Pet Stablecoins: Why Some Banks Issue Their Own Digital Tokens, While Others Don’t

This week, a number of banks shed light on their respective crypto-related projects, following the recent expansion of JPMorgan Chase into the field.

IBM was the big mover. A joint announcement by IBM and Stellar (XMR) said that as many as six global banks might issue their own stablecoins on IBM’s blockchain-powered payments network, dubbed “Blockchain World Wire” (BWW).

The question now is whether this marks a turning point for cryptocurrency’s use, or if it merely continues the experiments that have marked the early stages of digital money. While quite a few financial institutions seem ready to go blockchain and create tokens in a bid to streamline cross-border payments, some still choose to set the technology aside.

Citigroup, the corporation behind one of the world’s top-20 banks by asset value, revealed earlier this week that it was abandoning its “Citicoin” project to focus on more conventional remittance methods like SWIFT. The bank’s reasoning seemed focused on preserving the current forms of inter-bank transfers as a proven and universal method.

Can those bank-issued coins be called “cryptocurrencies”?

When JPMorgan Chase announced that it built its own digital token based on a private Ethereum (ETH) blockchain last month, the crypto community seemed largely skeptical.

Nathaniel Popper, author of the book “Digital Gold, a History of Bitcoin,” tweeted back then:

“The JPM Coin makes it possible to move dollars between JPMorgan bank accounts instantly. That raises the question: Why was it not already possible to move dollars between two JPMorgan bank accounts instantly?”

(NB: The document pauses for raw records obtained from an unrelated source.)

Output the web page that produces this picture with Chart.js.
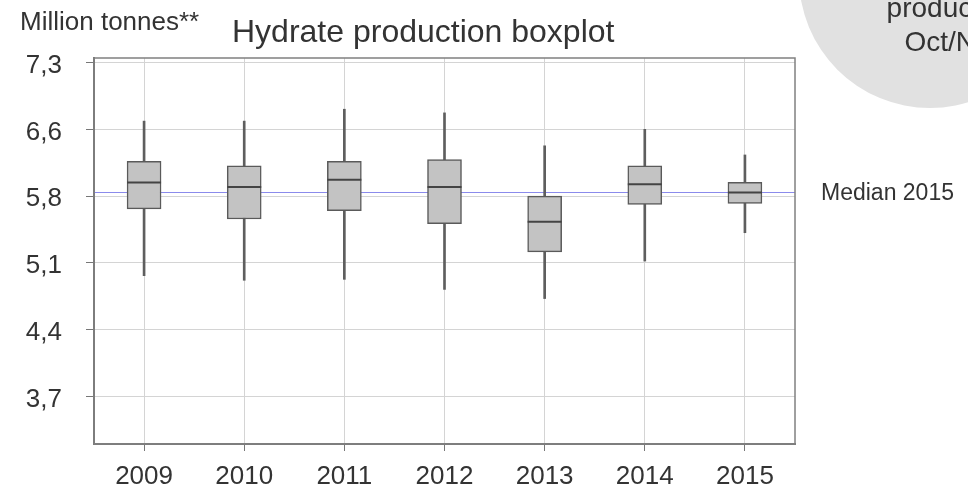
<!DOCTYPE html>
<html>
<head>
<meta charset="utf-8">
<script src="https://cdn.jsdelivr.net/npm/chart.js@4.4.1/dist/chart.umd.min.js"></script>
<style>
  html, body { margin: 0; padding: 0; background: #ffffff; }
  #wrap { width: 968px; height: 492px; position: relative; }
</style>
</head>
<body>
<div id="wrap"><canvas id="chart"></canvas></div>
<script>
// Yearly hydrate production distribution (million tonnes)
const years        = ['2009', '2010', '2011', '2012', '2013', '2014', '2015'];
const whiskerLow   = [4.97, 4.92, 4.93, 4.82, 4.72, 5.13, 5.44];
const quartile1    = [5.70, 5.59, 5.68, 5.54, 5.23, 5.75, 5.76];
const medians      = [5.99, 5.94, 6.02, 5.94, 5.56, 5.97, 5.88];
const quartile3    = [6.22, 6.17, 6.22, 6.24, 5.84, 6.17, 5.99];
const whiskerHigh  = [6.66, 6.66, 6.79, 6.75, 6.39, 6.57, 6.29];

// Value axis ticks and their printed labels
const tickValues = [3.65, 4.38, 5.11, 5.84, 6.57, 7.30];
const tickLabels = ['3,7', '4,4', '5,1', '5,8', '6,6', '7,3'];

const FONT = "'Liberation Sans', Arial, sans-serif";
const TEXT = '#333333';
const medianLatest = medians[medians.length - 1];

// Frame, reference line and free text around the plot
const decorations = {
  id: 'decorations',
  beforeDraw(chart) {
    const ctx = chart.ctx;
    ctx.save();
    ctx.fillStyle = '#e1e1e1';
    ctx.beginPath();
    ctx.arc(930, -23, 131, 0, Math.PI * 2);
    ctx.fill();
    ctx.fillStyle = TEXT;
    ctx.font = '28px ' + FONT;
    ctx.textAlign = 'center';
    ctx.textBaseline = 'alphabetic';
    ctx.fillText('production', 952, 17);
    ctx.fillText('Oct/Nov', 955, 51);
    ctx.restore();
  },
  beforeDatasetsDraw(chart) {
    const { ctx, chartArea: a, scales } = chart;
    const y = scales.y.getPixelForValue(medianLatest);
    ctx.save();
    ctx.strokeStyle = 'rgba(100, 100, 230, 0.75)';
    ctx.lineWidth = 1;
    ctx.beginPath();
    ctx.moveTo(a.left, Math.round(y) + 0.5);
    ctx.lineTo(a.right, Math.round(y) + 0.5);
    ctx.stroke();
    ctx.strokeStyle = '#808080';
    ctx.lineWidth = 1.5;
    ctx.strokeRect(a.left, a.top, a.right - a.left, a.bottom - a.top);
    ctx.restore();
  },
  afterDraw(chart) {
    const { ctx, chartArea: a, scales } = chart;
    ctx.save();
    ctx.fillStyle = TEXT;
    ctx.textAlign = 'left';
    ctx.textBaseline = 'alphabetic';
    ctx.font = '26px ' + FONT;
    ctx.fillText('Million tonnes**', 20, 30);
    ctx.font = '32px ' + FONT;
    ctx.fillText('Hydrate production boxplot', 232, 42);
    ctx.font = '23px ' + FONT;
    ctx.textBaseline = 'middle';
    ctx.fillText('Median 2015', a.right + 26, scales.y.getPixelForValue(medianLatest) + 1);
    ctx.restore();
  }
};

new Chart(document.getElementById('chart'), {
  data: {
    labels: years,
    datasets: [
      {
        type: 'line',
        label: 'Median',
        data: medians,
        showLine: false,
        pointStyle: 'line',
        pointRadius: 17,
        pointHoverRadius: 17,
        pointBorderWidth: 2,
        borderColor: '#444444',
        backgroundColor: '#444444'
      },
      {
        type: 'bar',
        label: 'Interquartile range',
        data: years.map((_, i) => [quartile1[i], quartile3[i]]),
        backgroundColor: '#c3c3c3',
        borderColor: '#5a5a5a',
        borderWidth: 1.5,
        borderSkipped: false,
        barThickness: 34,
        grouped: false
      },
      {
        type: 'bar',
        label: 'Range',
        data: years.map((_, i) => [whiskerLow[i], whiskerHigh[i]]),
        backgroundColor: '#5e5e5e',
        borderWidth: 0,
        barThickness: 2,
        grouped: false
      }
    ]
  },
  options: {
    responsive: true,
    maintainAspectRatio: false,
    animation: false,
    devicePixelRatio: 1,
    layout: { padding: { top: 58, right: 173, left: 0, bottom: 0 } },
    plugins: {
      legend: { display: false },
      tooltip: { enabled: false },
      title: { display: false }
    },
    scales: {
      x: {
        type: 'category',
        offset: true,
        grid: { offset: false, color: '#d4d4d4', tickColor: '#777777', tickLength: 7, lineWidth: 1 },
        border: { color: '#777777', width: 2 },
        ticks: { font: { family: FONT, size: 26 }, color: TEXT, padding: 10, maxRotation: 0 },
        afterFit(scale) { scale.height = 48; }
      },
      y: {
        type: 'linear',
        min: 3.13,
        max: 7.35,
        afterBuildTicks(scale) { scale.ticks = tickValues.map(v => ({ value: v })); },
        grid: { color: '#d4d4d4', tickColor: '#777777', tickLength: 8, lineWidth: 1 },
        border: { color: '#777777', width: 2 },
        ticks: {
          font: { family: FONT, size: 26 },
          color: TEXT,
          padding: 24,
          labelOffset: 3,
          callback: (value, index) => tickLabels[index]
        },
        afterFit(scale) { scale.width = 94; }
      }
    }
  },
  plugins: [decorations]
});
</script>
</body>
</html>
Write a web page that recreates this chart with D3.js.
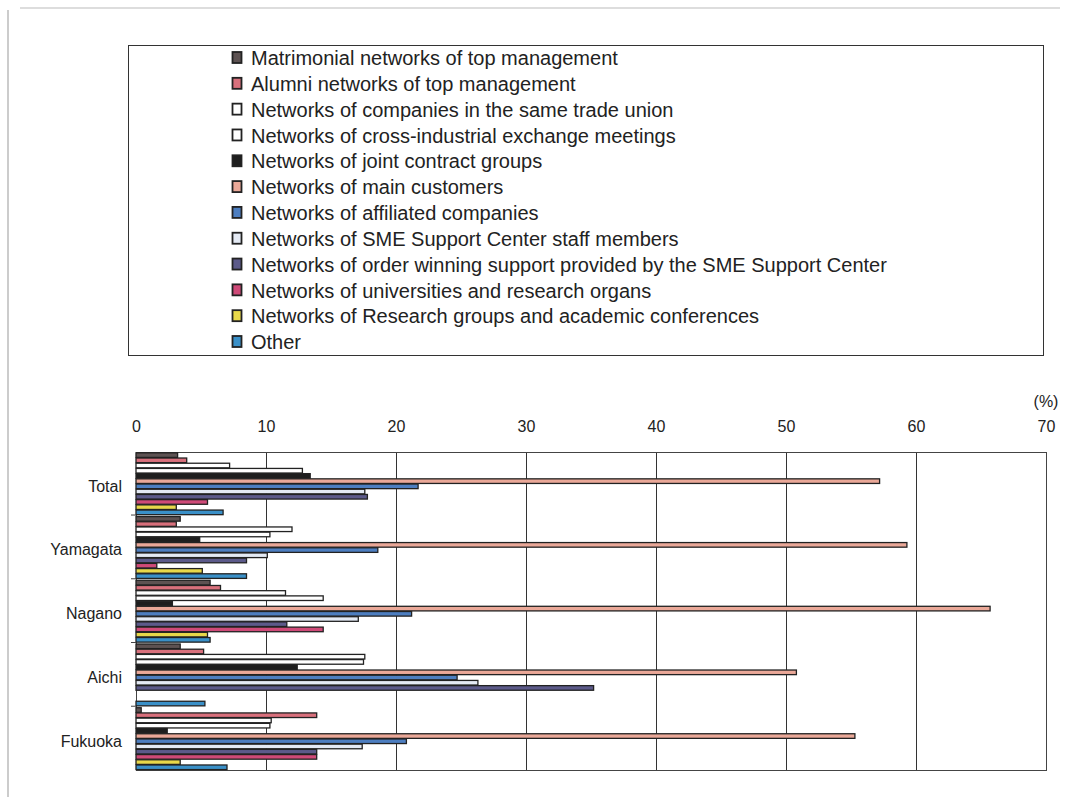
<!DOCTYPE html>
<html>
<head>
<meta charset="utf-8">
<script src="https://cdn.jsdelivr.net/npm/d3@7"></script>
<style>
  html, body { margin: 0; padding: 0; background: #fff; }
  svg { display: block; }
  text { font-family: "Liberation Sans", Arial, sans-serif; fill: #222; }
</style>
</head>
<body>
<svg id="chart" width="1069" height="797"></svg>
<script>
// Regions (groups of bars, top to bottom)
const regions = ["Total", "Yamagata", "Nagano", "Aichi", "Fukuoka"];

// Network types (series, in legend order)
const seriesNames = [
  "Matrimonial networks of top management",
  "Alumni networks of top management",
  "Networks of companies in the same trade union",
  "Networks of cross-industrial exchange meetings",
  "Networks of joint contract groups",
  "Networks of main customers",
  "Networks of affiliated companies",
  "Networks of SME Support Center staff members",
  "Networks of order winning support provided by the SME Support Center",
  "Networks of universities and research organs",
  "Networks of Research groups and academic conferences",
  "Other"
];

// Share of firms (%) per region, one array per series (Total, Yamagata, Nagano, Aichi, Fukuoka)
const matrimonial   = [3.2, 3.4, 5.7, 3.4, 0.4];
const alumni        = [3.9, 3.1, 6.5, 5.2, 13.9];
const tradeUnion    = [7.2, 12.0, 11.5, 17.6, 10.4];
const crossIndustry = [12.8, 10.3, 14.4, 17.5, 10.3];
const jointContract = [13.4, 4.9, 2.8, 12.4, 2.4];
const mainCustomers = [57.2, 59.3, 65.7, 50.8, 55.3];
const affiliated    = [21.7, 18.6, 21.2, 24.7, 20.8];
const smeStaff      = [17.6, 10.1, 17.1, 26.3, 17.4];
const orderWinning  = [17.8, 8.5, 11.6, 35.2, 13.9];
const universities  = [5.5, 1.6, 14.4, 0, 13.9];
const researchGroups= [3.1, 5.1, 5.5, 0, 3.4];
const other         = [6.7, 8.5, 5.7, 5.3, 7.0];

const xTicks = [0, 10, 20, 30, 40, 50, 60, 70];

const seriesValues = [matrimonial, alumni, tradeUnion, crossIndustry, jointContract,
  mainCustomers, affiliated, smeStaff, orderWinning, universities, researchGroups, other];

const fills = ["#5d5252", "#d8707c", "#ffffff", "#ffffff", "#1e1e1e", "#eaa898",
  "#4d7ec0", "#e4eaf4", "#5c5a8a", "#cf4a78", "#e8d84a", "#3a90c8"];

const svg = d3.select("#chart");

// Page frame lines
svg.append("line").attr("x1", 8).attr("x2", 8).attr("y1", 10).attr("y2", 797)
  .attr("stroke", "#999").attr("stroke-width", 1);
svg.append("line").attr("x1", 20).attr("x2", 1060).attr("y1", 8).attr("y2", 8)
  .attr("stroke", "#bbb").attr("stroke-width", 1);

// Legend box
const legend = svg.append("g");
legend.append("rect").attr("x", 128.5).attr("y", 45.5).attr("width", 915).attr("height", 310)
  .attr("fill", "#fff").attr("stroke", "#333").attr("stroke-width", 1);
const legY = d3.scalePoint().domain(seriesNames).range([58, 342]);
seriesNames.forEach((name, i) => {
  const y = legY(name);
  legend.append("rect").attr("x", 232.5).attr("y", y - 6).attr("width", 9).attr("height", 11)
    .attr("fill", fills[i]).attr("stroke", "#222").attr("stroke-width", 1.8);
  legend.append("text").attr("x", 251).attr("y", y).attr("dy", "0.36em")
    .attr("font-size", 20).text(name);
});

// Plot area
const margin = { left: 136, right: 1046, top: 452, bottom: 770 };
const x = d3.scaleLinear().domain([0, 70]).range([margin.left, margin.right]);
const y0 = d3.scaleBand().domain(regions).range([margin.top, margin.bottom]).paddingInner(0.02).paddingOuter(0.005);
const y1 = d3.scaleBand().domain(d3.range(seriesNames.length)).range([0, y0.bandwidth()]).padding(0);

const plot = svg.append("g");

// Vertical grid lines
plot.selectAll("line.grid").data(xTicks.slice(1, -1)).join("line")
  .attr("class", "grid")
  .attr("x1", d => Math.round(x(d)) + 0.5).attr("x2", d => Math.round(x(d)) + 0.5)
  .attr("y1", margin.top).attr("y2", margin.bottom)
  .attr("stroke", "#333").attr("stroke-width", 1);

// Plot frame
plot.append("rect").attr("x", margin.left + 0.5).attr("y", margin.top + 0.5)
  .attr("width", margin.right - margin.left).attr("height", margin.bottom - margin.top)
  .attr("fill", "none").attr("stroke", "#444").attr("stroke-width", 1);

// Bars
regions.forEach((region, r) => {
  const g = plot.append("g").attr("transform", `translate(0,${y0(region)})`);
  g.selectAll("rect").data(seriesValues.map((vals, s) => ({ s, v: vals[r] }))).join("rect")
    .attr("x", x(0))
    .attr("y", d => y1(d.s) + 0.5)
    .attr("width", d => Math.max(0, x(d.v) - x(0)))
    .attr("height", y1.bandwidth() - 0.6)
    .attr("fill", d => fills[d.s])
    .attr("stroke", d => d.v > 0 ? "#222" : "none")
    .attr("stroke-width", 1.3);
});

// Top axis with tick labels
const xAxis = d3.axisTop(x).tickValues(xTicks).tickSize(0).tickPadding(0);
const ax = svg.append("g").attr("transform", `translate(0,432)`).call(xAxis);
ax.select(".domain").remove();
ax.selectAll("text").attr("font-size", 16).attr("fill", "#222").attr("font-family", "Liberation Sans, Arial, sans-serif");

svg.append("text").attr("x", 1046).attr("y", 407).attr("text-anchor", "middle")
  .attr("font-size", 16).text("(%)");

// Left axis with region labels
const yAxis = d3.axisLeft(y0).tickSize(0).tickPadding(14);
const ay = svg.append("g").attr("transform", `translate(${margin.left},3)`).call(yAxis);
ay.select(".domain").remove();
ay.selectAll("text").attr("font-size", 16).attr("fill", "#222").attr("font-family", "Liberation Sans, Arial, sans-serif");

// Small outer ticks between region groups
plot.selectAll("line.ytick").data(regions.slice(1)).join("line")
  .attr("class", "ytick")
  .attr("x1", margin.left - 5).attr("x2", margin.left)
  .attr("y1", d => y0(d) - 1).attr("y2", d => y0(d) - 1)
  .attr("stroke", "#444");
</script>
</body>
</html>
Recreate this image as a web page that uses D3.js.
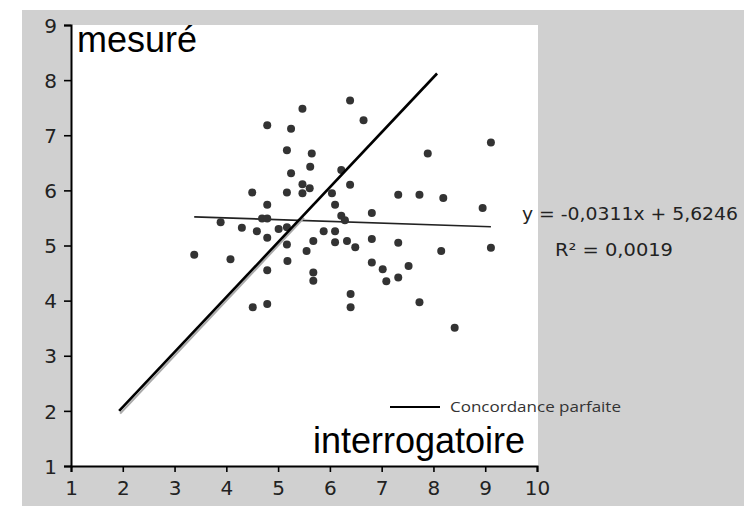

Given that the JPM Coin is only available for private use within the inner circle of the banks’ clients, one should be hesitant to even call it a cryptocurrency, according to at least one expert.

Hartej Sawhney, a blockchain expert and co-founder of Hosho, a startup protecting investments and providing multiple smart contract services, told Cointelegraph in an email:

“Recently, banks and media have had a field day misusing the word cryptocurrency. There is no such thing as a ‘cryptocurrency’ without open consensus or permissionless participation. Announcing a new ‘coin’ was simply a marketing play for J.P. Morgan. Bitcoin for example, is open source, permissionless, strictly limited in quantity, and has no account fees.”

Not only is the JPM Coin permissioned and available only to institutional customers who have been cleared via JPMorgan Chase’s Know Your Customer (KYC) precautions, Sawhney added, it is also pegged 1:1 to fiat currencies held by the bank. That is fundamentally different from what cryptocurrencies constitute, he argued:

“Anyone can use a cryptocurrency, and anyone can participate in its consensus system without seeking permission from anyone else.”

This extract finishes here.